Thursday, December 13, 2012

The Hobbit

Violence. Depending on your imagination and age, this could vary from 3 to 6. There are a few battle sequences, but Tolkien doesn't write them graphically, so they don't pose a problem for me.
Language. 0.
Sexual. 0.
Rating as a book: PG, since Tolkien doesn't use very descriptive language in regard to the violence.

Rating it would be as a movie: Since they normally depict said violence fairly vividly, this would be PG-13. The Hobbit: An Unexpected Journey, premiering in theaters 12:00 A.M. Friday, December 14, is rated PG-13.
Therefore: Anyone whose mind is matured enough to withstand the oftentimes boring language of old writers should be able to read this. I think it was originally written for children, and it's simpler to read than its sequel The Lord of the Rings; I read it when I was eleven or twelve years old for the first time.
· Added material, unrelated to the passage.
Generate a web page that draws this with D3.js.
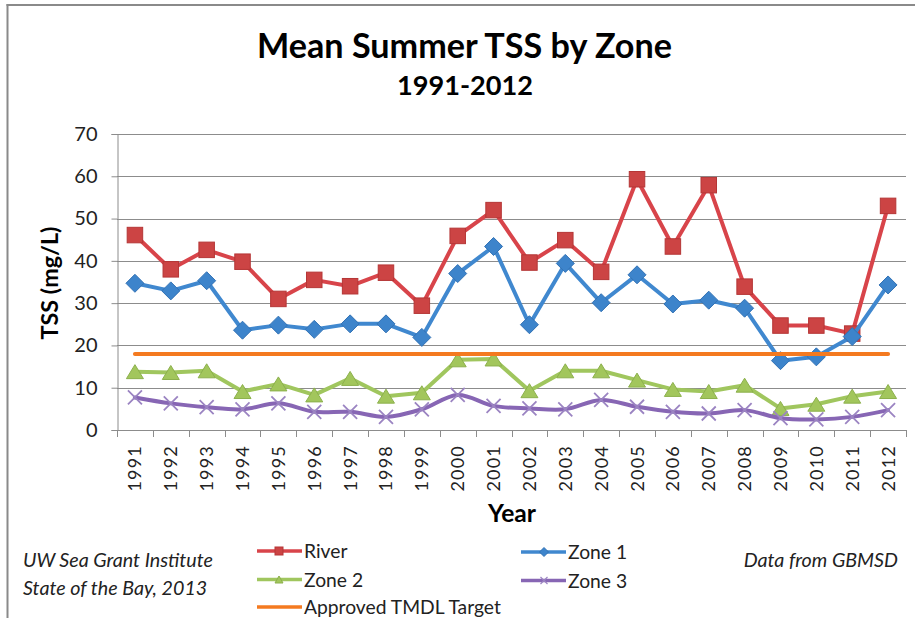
<!DOCTYPE html>
<html>
<head>
<meta charset="utf-8">
<script src="https://cdn.jsdelivr.net/npm/d3@7"></script>
<style>
  html, body { margin: 0; padding: 0; background: #fff; }
  svg { display: block; }
</style>
</head>
<body>
<svg id="chart" width="915" height="618"></svg>
<script>
// ---- data ----
const years = [1991,1992,1993,1994,1995,1996,1997,1998,1999,2000,2001,2002,2003,2004,2005,2006,2007,2008,2009,2010,2011,2012];
const river = [46.1,38.0,42.6,39.8,31.0,35.5,34.0,37.2,29.4,45.9,52.0,39.6,44.9,37.4,59.3,43.4,57.9,33.9,24.7,24.7,22.8,53.0];
const zone1 = [34.7,32.9,35.3,23.6,24.8,23.8,25.1,25.1,21.9,37.0,43.4,24.9,39.4,30.1,36.7,29.8,30.7,28.8,16.4,17.3,22.1,34.3];
const zone2 = [13.8,13.6,14.0,9.1,10.9,8.3,12.2,8.0,8.8,16.6,16.8,9.3,14.0,14.0,11.8,9.6,9.1,10.6,5.1,6.1,8.0,9.1];
const zone3 = [7.7,6.3,5.4,4.9,6.3,4.3,4.3,3.1,4.9,8.3,5.7,5.1,4.9,7.1,5.5,4.3,3.9,4.7,2.8,2.5,3.1,4.7];
const tmdl  = [18,18,18,18,18,18,18,18,18,18,18,18,18,18,18,18,18,18,18,18,18,18];
const yTicks = [0,10,20,30,40,50,60,70];
const seriesNames = ["River","Zone 1","Zone 2","Zone 3","Approved TMDL Target"];

// ---- setup ----
const svg = d3.select("#chart");
const FONT = "Lato, 'Open Sans', sans-serif";

const x = d3.scaleBand().domain(years).range([117, 906]);
const y = d3.scaleLinear().domain([0, 70]).range([430, 134]);
const cx = d => x(d) + x.bandwidth() / 2;

function fit(sel, w) {
  const l = sel.node().getComputedTextLength();
  const fs = parseFloat(sel.attr("font-size"));
  sel.attr("font-size", (fs * w / l).toFixed(2));
  return fs * w / l;
}

// frame
svg.append("rect").attr("x", 0).attr("y", 0).attr("width", 915).attr("height", 618).attr("fill", "#fff");
svg.append("line").attr("x1", 6.5).attr("x2", 915).attr("y1", 5).attr("y2", 5).attr("stroke", "#8a8a8a").attr("stroke-width", 2);
svg.append("line").attr("x1", 7.5).attr("x2", 7.5).attr("y1", 4).attr("y2", 618).attr("stroke", "#8a8a8a").attr("stroke-width", 2);

// titles
const t1 = svg.append("text").attr("x", 464.5).attr("y", 58).attr("text-anchor", "middle")
  .attr("font-family", FONT).attr("font-weight", "bold").attr("font-size", 30).attr("fill", "#000")
  .text("Mean Summer TSS by Zone");
fit(t1, 415);
const t2 = svg.append("text").attr("x", 465).attr("y", 95).attr("text-anchor", "middle")
  .attr("font-family", FONT).attr("font-weight", "bold").attr("font-size", 22).attr("fill", "#000")
  .text("1991-2012");
fit(t2, 136);

// gridlines
svg.append("g").selectAll("line").data(yTicks.filter(v => v > 0)).join("line")
  .attr("x1", 117).attr("x2", 906)
  .attr("y1", d => Math.round(y(d)) + 0.5).attr("y2", d => Math.round(y(d)) + 0.5)
  .attr("stroke", "#8c8c8c").attr("stroke-width", 1);

// y axis
const yAxis = svg.append("g").attr("transform", "translate(117.5,0)")
  .call(d3.axisLeft(y).tickValues(yTicks).tickSize(6).tickPadding(14).tickFormat(d3.format("d")));
yAxis.select(".domain").attr("stroke", "#8c8c8c");
yAxis.selectAll(".tick line").attr("stroke", "#8c8c8c");
yAxis.selectAll(".tick text").attr("font-family", FONT).attr("font-size", 20).attr("fill", "#222");

// x axis line and boundary ticks
svg.append("line").attr("x1", 117).attr("x2", 906.5).attr("y1", 430.5).attr("y2", 430.5).attr("stroke", "#8c8c8c");
const bounds = years.map(d => x(d)).concat([x.range()[1]]);
svg.append("g").selectAll("line").data(bounds).join("line")
  .attr("x1", d => Math.round(d) + 0.5).attr("x2", d => Math.round(d) + 0.5)
  .attr("y1", 430).attr("y2", 437).attr("stroke", "#8c8c8c");
svg.append("g").selectAll("text").data(years).join("text")
  .attr("transform", d => `translate(${cx(d) + 6.5},445) rotate(-90)`)
  .attr("text-anchor", "end")
  .attr("font-family", FONT).attr("font-size", 18).attr("letter-spacing", "1.2px").attr("fill", "#222")
  .text(d => d);

// axis titles
const yt = svg.append("text").attr("transform", "translate(58,283) rotate(-90)").attr("text-anchor", "middle")
  .attr("font-family", FONT).attr("font-weight", "bold").attr("font-size", 18).attr("fill", "#000")
  .text("TSS (mg/L)");
fit(yt, 113);
const xt = svg.append("text").attr("x", 512).attr("y", 522).attr("text-anchor", "middle")
  .attr("font-family", FONT).attr("font-weight", "bold").attr("font-size", 20).attr("fill", "#000")
  .text("Year");
fit(xt, 48);

// ---- marker helpers ----
function square(g, px, py, s, fill, stroke) {
  g.append("rect").attr("x", px - s / 2).attr("y", py - s / 2).attr("width", s).attr("height", s)
    .attr("fill", fill).attr("stroke", stroke).attr("stroke-width", 1);
}
function diamond(g, px, py, r, fill, stroke) {
  g.append("path").attr("d", `M${px},${py - r}L${px + r},${py}L${px},${py + r}L${px - r},${py}Z`)
    .attr("fill", fill).attr("stroke", stroke).attr("stroke-width", 1);
}
function triangle(g, px, py, w, h, fill, stroke) {
  g.append("path").attr("d", `M${px},${py - h / 2}L${px + w / 2},${py + h / 2}L${px - w / 2},${py + h / 2}Z`)
    .attr("fill", fill).attr("stroke", stroke).attr("stroke-width", 1);
}
function cross(g, px, py, r, stroke, sw) {
  g.append("path").attr("d", `M${px - r},${py - r}L${px + r},${py + r}M${px - r},${py + r}L${px + r},${py - r}`)
    .attr("fill", "none").attr("stroke", stroke).attr("stroke-width", sw);
}

const C = {
  river: { line: "#D8444A", fill: "#CC4444", stroke: "#B53636" },
  z1: { line: "#4088CF", fill: "#3D84CB", stroke: "#3272B5" },
  z2: { line: "#A0C65E", fill: "#A2C65C", stroke: "#8CB04C" },
  z3: { line: "#8766B4", stroke: "#9B84C2" },
  tmdl: "#F47A20"
};

function drawLine(vals, color, w, curve) {
  const line = d3.line().x((d, i) => cx(years[i])).y(d => y(d)).curve(curve || d3.curveLinear);
  svg.append("path").datum(vals).attr("d", line).attr("fill", "none")
    .attr("stroke", color).attr("stroke-width", w).attr("stroke-linejoin", "round").attr("stroke-linecap", "round");
}

// River
drawLine(river, C.river.line, 4);
const gR = svg.append("g");
river.forEach((v, i) => square(gR, cx(years[i]), y(v), 15.5, C.river.fill, C.river.stroke));
// Zone 1
drawLine(zone1, C.z1.line, 4);
const g1 = svg.append("g");
zone1.forEach((v, i) => diamond(g1, cx(years[i]), y(v), 9, C.z1.fill, C.z1.stroke));
// Zone 2
drawLine(zone2, C.z2.line, 4);
const g2 = svg.append("g");
zone2.forEach((v, i) => triangle(g2, cx(years[i]), y(v), 17, 14, C.z2.fill, C.z2.stroke));
// Zone 3
drawLine(zone3, C.z3.line, 4, d3.curveCatmullRom);
const g3 = svg.append("g");
zone3.forEach((v, i) => cross(g3, cx(years[i]), y(v), 7, C.z3.stroke, 1.8));
// TMDL
drawLine(tmdl, C.tmdl, 4);

// ---- legend ----
const lg = svg.append("g");
const legendItems = [
  { name: seriesNames[0], x: 257, y: 551, color: C.river.line, mk: g => square(g, 279, 551, 8, C.river.fill, C.river.stroke) },
  { name: seriesNames[1], x: 521, y: 552, color: C.z1.line, mk: g => diamond(g, 544, 552, 4.5, C.z1.fill, C.z1.stroke) },
  { name: seriesNames[2], x: 257, y: 579.5, color: C.z2.line, mk: g => triangle(g, 279, 579.5, 8, 7, C.z2.fill, C.z2.stroke) },
  { name: seriesNames[3], x: 521, y: 580.5, color: C.z3.line, mk: g => cross(g, 544, 580.5, 3.5, C.z3.stroke, 1.2) },
  { name: seriesNames[4], x: 257, y: 607, color: C.tmdl, mk: null }
];
const legTexts = [];
legendItems.forEach(it => {
  lg.append("line").attr("x1", it.x).attr("x2", it.x + 45).attr("y1", it.y).attr("y2", it.y)
    .attr("stroke", it.color).attr("stroke-width", 3.5);
  if (it.mk) it.mk(lg);
  const t = lg.append("text").attr("x", it.x + 47).attr("y", it.y + 7)
    .attr("font-family", FONT).attr("font-size", 19).attr("fill", "#222").text(it.name);
  legTexts.push(t);
});
const legFs = fit(legTexts[4], 197);
legTexts.forEach(t => t.attr("font-size", legFs.toFixed(2)));

// notes
const n1 = svg.append("text").attr("x", 23).attr("y", 566.5).attr("font-family", FONT).attr("font-style", "italic")
  .attr("font-size", 17).attr("fill", "#222").text("UW Sea Grant Institute");
const nFs = fit(n1, 190);
svg.append("text").attr("x", 23).attr("y", 594.5).attr("font-family", FONT).attr("font-style", "italic")
  .attr("font-size", nFs.toFixed(2)).attr("fill", "#222").text("State of the Bay, 2013");
svg.append("text").attr("x", 898).attr("y", 566.5).attr("text-anchor", "end").attr("font-family", FONT).attr("font-style", "italic")
  .attr("font-size", nFs.toFixed(2)).attr("fill", "#222").text("Data from GBMSD");
</script>
</body>
</html>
   I am now rushing in where angels fear to tread. What fans of John Ronald Reuel Tolkien would dare criticize his genius? But a critic is a critic, and I can't throw my opinions by the wayside simply because of the world's ideas. I've held for several years that Tolkien is lord of some of the most poetical language I've ever read; he was amazing, being familiar with over twenty languages, and creating some of his own. What can there be to take from him? Well, and thankfully for me (as otherwise some more precocious readers might voice angry opinions of me), not much.
   Here I am going to state blandly that for once I appreciate modern-day writing, if for only one thing: typically, in a good book, characters are so well-known that you appreciate them almost like your sister or brother. Tolkien's are not quite as well-crafted as some are these days, though they still hold differentiating traits. Bilbo Baggins, the center of this tale, is a Hobbit: that is, he dislikes adventure (which he deems "anything from climbing trees to visiting elves"), he adores food, and he never or rarely does anything unexpected. He's also tiny, not more than three and a half feet (which is pushing it for a Hobbit). So, while this may appear to be a deep personality, in reality any other Hobbit might be the same. I can vouch for some of his companions (affectionately termed "Thorin and Company"): Thorin is a "pompous windbag" with not too high an opinion of the Hobbit; Balin holds much more compassion for Bilbo.
   The plot is definite, with one very secure end: but before that end come various other conflicts. This is one of the best things of The Hobbit--that struggles abound before the goal is reached. That everything is against them. That even when it appears that they have won their race, they have been misled; more trials await. Since it would be unfair to leave the entire plot out, I'll give you a glimpse: One day, a few Dwarves, under the direction of Gandalf the Wizard, come to the house of Bilbo Baggins the Hobbit, and expect him to partake of an adventure: namely, of reclaiming a vast treasure hoarded by a fierce red dragon named Smaug. Since Bilbo is a Hobbit, this is obviously not the best of ideas to him.
   And the faith, the morality? There are no references to God (this is, after all, Middle-Earth), but with the amount of "good versus evil" (something often found in science fiction and fantasies), and with Tolkien's Catholicism, it's obvious that the morals would be strict throughout. Even anger between friends holds no place with Tolkien.
   As for other minor missing details, I only have one thing in argument with The Hobbit, and it's disputable. It's that, during the highlight battle of the novel, in staggered time frames every hero of the book appears to help conquer (whether they're the victors or not, I can only say that I can't say). It seems kind of "too good to be true" to me. But if that's so, then it would be wise for me to take my own advice and put it into action with my fantasy.
   Is The Hobbit worth its popularity (if not quite as huge as The Lord of the Rings), and its impending theatrical debut? I know it is, even if I can raise up arguments against it, however "That is so stupid!" response-worthy they may seem. But what is a critical review without critique, eh? I could also list that Tolkien is a bit too fond of describing landscapes to the letter, although it doesn't appear nearly so often in this book as it does in The Lord of the Rings. But this is the conclusion; I must be brief; and if I do nothing else I want to say this: That anyone who sees the movie in theaters without reading the book first has completely robbed themselves. The adventures of a rabbitlike, sheltered Bilbo, as well as his triumphs over himself, are classic. If you were to read no other book from the several I've reviewed so far, let this be it!


  1. I've read the hobbit and I thoroughly enjoyed your review! I also think you gracefully treaded the critiquing of a " Master" and I enjoyed reading all your point of views on this book! I'm glad you didn't throw your opinions by the wayside.

    1. Thank you SO much! That is extremely encouraging when I wasn't sure how this review met with the opinions of my readers :)

  2. Love this review! Yeah, I'm going back and reading all your old posts. Whatever:) I first read the book when I was 8!


    1. Thank you, Layla, I'm so glad you liked it! I do that to blogs too....

      I'm glad you were able to read it (and understand it) at such a young age. I was slow to start reading but, as my grandma says, now won't stop :) I wasn't mature enough to read classics at that age, but waiting was worth it.